**WHAT NEEDS TO BE DONE**
Return the lines that follow, exactly as they appear, from the first through the one containing "from matplotlib.patches import Circle"; no pictures are to be included.

(Dataset records)
— start —

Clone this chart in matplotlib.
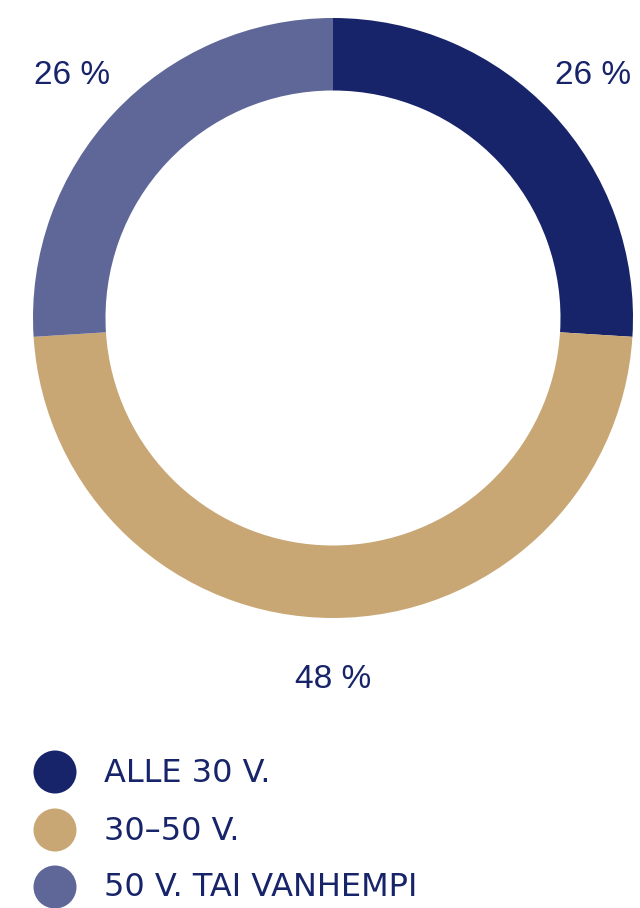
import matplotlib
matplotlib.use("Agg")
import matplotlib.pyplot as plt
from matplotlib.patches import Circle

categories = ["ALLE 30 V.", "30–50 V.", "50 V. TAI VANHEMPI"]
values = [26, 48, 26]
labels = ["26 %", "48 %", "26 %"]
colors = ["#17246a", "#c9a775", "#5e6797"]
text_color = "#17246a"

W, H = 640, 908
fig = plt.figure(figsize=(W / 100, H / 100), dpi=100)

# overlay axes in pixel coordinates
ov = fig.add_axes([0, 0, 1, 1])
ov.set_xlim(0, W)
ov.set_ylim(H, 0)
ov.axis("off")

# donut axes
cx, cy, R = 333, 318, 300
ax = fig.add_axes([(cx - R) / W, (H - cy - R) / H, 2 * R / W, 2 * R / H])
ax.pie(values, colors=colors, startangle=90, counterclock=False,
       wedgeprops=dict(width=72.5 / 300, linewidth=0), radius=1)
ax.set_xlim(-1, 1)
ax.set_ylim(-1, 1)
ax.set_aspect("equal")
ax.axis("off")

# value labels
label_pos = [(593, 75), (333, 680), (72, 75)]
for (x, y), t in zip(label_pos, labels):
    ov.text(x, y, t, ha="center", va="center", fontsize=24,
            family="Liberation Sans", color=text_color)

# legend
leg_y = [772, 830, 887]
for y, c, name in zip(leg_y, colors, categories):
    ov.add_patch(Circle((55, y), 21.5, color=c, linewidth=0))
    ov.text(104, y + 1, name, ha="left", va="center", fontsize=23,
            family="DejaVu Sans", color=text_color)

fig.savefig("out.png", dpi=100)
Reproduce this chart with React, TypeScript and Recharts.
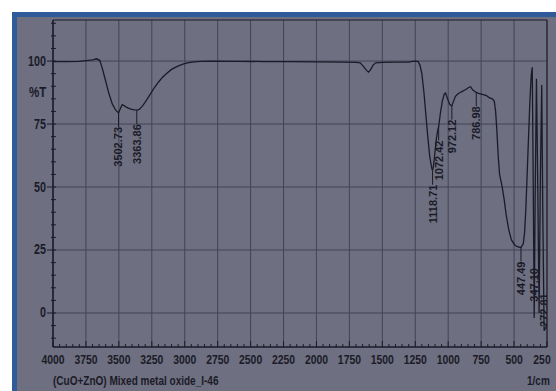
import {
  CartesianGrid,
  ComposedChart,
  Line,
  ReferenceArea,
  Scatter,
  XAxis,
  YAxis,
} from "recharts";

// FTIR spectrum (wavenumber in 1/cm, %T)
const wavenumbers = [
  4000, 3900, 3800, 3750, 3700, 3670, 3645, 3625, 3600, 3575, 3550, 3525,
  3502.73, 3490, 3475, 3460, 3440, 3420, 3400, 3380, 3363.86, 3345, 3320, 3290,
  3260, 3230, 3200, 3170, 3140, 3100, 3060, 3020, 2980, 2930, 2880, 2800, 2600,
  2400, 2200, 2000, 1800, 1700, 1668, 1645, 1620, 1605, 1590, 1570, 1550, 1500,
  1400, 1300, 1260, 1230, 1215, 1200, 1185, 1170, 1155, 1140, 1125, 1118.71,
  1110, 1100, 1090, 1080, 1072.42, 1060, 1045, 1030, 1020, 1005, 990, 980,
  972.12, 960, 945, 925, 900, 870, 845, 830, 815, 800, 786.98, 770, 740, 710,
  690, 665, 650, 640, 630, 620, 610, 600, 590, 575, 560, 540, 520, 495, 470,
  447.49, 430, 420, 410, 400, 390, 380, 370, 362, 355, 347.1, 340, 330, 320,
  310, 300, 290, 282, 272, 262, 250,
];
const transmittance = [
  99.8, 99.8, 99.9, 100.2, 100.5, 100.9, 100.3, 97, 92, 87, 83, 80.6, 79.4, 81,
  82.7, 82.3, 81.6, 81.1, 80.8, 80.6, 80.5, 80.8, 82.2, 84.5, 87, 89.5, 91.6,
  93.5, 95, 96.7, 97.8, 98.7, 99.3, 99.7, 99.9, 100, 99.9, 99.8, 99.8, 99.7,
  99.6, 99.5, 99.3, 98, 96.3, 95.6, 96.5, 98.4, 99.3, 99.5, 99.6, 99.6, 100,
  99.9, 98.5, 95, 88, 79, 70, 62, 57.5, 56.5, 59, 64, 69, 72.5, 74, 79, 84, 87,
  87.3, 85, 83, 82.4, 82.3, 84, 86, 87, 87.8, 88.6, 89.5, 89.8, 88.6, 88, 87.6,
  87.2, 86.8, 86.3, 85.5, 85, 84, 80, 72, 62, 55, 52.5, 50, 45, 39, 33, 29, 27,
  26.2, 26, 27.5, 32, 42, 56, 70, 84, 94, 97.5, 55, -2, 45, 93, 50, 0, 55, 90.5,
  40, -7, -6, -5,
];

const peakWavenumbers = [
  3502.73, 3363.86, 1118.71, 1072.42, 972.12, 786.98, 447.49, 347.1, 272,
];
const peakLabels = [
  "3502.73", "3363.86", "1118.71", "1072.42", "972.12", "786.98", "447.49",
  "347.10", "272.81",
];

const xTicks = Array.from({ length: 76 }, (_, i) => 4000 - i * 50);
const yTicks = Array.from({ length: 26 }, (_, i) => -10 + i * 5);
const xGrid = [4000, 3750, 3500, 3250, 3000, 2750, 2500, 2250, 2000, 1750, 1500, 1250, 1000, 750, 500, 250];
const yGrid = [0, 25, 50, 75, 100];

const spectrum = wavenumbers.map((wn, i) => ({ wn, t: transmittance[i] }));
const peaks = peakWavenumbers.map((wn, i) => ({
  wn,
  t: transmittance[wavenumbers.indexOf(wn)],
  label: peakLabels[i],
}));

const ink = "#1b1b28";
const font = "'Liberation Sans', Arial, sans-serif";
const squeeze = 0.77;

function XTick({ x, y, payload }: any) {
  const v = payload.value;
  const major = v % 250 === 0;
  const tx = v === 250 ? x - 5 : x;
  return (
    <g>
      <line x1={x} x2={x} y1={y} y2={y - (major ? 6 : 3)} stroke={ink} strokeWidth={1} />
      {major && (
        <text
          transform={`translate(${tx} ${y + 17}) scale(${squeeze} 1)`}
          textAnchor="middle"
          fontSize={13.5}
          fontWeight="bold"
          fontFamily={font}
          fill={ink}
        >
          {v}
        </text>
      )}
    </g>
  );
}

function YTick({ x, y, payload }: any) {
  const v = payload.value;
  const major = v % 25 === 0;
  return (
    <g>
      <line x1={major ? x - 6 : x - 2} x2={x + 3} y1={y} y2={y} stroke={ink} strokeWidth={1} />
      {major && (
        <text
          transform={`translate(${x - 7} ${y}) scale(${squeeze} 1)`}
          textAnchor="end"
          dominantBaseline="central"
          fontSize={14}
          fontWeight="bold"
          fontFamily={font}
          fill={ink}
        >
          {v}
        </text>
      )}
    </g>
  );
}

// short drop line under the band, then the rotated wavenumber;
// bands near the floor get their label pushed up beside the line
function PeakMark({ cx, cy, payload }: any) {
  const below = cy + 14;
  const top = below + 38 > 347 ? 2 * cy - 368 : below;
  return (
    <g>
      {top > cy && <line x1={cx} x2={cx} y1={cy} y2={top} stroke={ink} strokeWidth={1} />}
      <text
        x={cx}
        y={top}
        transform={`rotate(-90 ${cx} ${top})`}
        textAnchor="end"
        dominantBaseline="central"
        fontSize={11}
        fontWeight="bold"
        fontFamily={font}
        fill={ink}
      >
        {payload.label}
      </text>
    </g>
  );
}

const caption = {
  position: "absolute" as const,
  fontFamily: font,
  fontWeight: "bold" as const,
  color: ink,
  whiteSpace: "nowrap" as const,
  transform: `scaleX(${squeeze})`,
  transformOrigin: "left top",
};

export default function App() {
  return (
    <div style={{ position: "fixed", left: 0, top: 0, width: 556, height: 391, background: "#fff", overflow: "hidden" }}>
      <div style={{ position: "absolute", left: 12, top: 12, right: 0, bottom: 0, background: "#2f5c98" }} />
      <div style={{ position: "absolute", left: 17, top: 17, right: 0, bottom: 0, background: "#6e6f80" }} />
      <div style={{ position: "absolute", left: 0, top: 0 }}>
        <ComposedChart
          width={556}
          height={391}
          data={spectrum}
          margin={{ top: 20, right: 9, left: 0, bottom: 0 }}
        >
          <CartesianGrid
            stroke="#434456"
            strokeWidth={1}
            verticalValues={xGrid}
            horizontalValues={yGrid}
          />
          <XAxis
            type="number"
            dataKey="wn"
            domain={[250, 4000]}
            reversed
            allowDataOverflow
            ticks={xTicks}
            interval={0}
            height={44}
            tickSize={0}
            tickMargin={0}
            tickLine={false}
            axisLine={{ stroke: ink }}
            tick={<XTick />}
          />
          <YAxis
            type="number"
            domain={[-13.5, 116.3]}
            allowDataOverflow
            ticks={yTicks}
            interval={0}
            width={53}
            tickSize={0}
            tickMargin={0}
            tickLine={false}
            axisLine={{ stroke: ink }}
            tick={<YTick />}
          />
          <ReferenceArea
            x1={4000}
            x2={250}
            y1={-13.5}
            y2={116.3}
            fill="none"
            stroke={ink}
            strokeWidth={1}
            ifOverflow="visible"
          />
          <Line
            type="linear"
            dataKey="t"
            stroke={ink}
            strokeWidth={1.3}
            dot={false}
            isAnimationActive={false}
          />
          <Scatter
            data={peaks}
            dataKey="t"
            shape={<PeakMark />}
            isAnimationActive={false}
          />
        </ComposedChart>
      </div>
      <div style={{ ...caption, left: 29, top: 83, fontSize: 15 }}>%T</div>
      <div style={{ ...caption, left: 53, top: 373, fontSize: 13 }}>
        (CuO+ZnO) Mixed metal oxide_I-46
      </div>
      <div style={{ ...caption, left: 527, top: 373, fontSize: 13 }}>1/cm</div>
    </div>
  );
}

— end —

**TASK SOLUTION**
Clone this chart in matplotlib.
import matplotlib
matplotlib.use("Agg")
import matplotlib.pyplot as plt
from matplotlib.patches import Circle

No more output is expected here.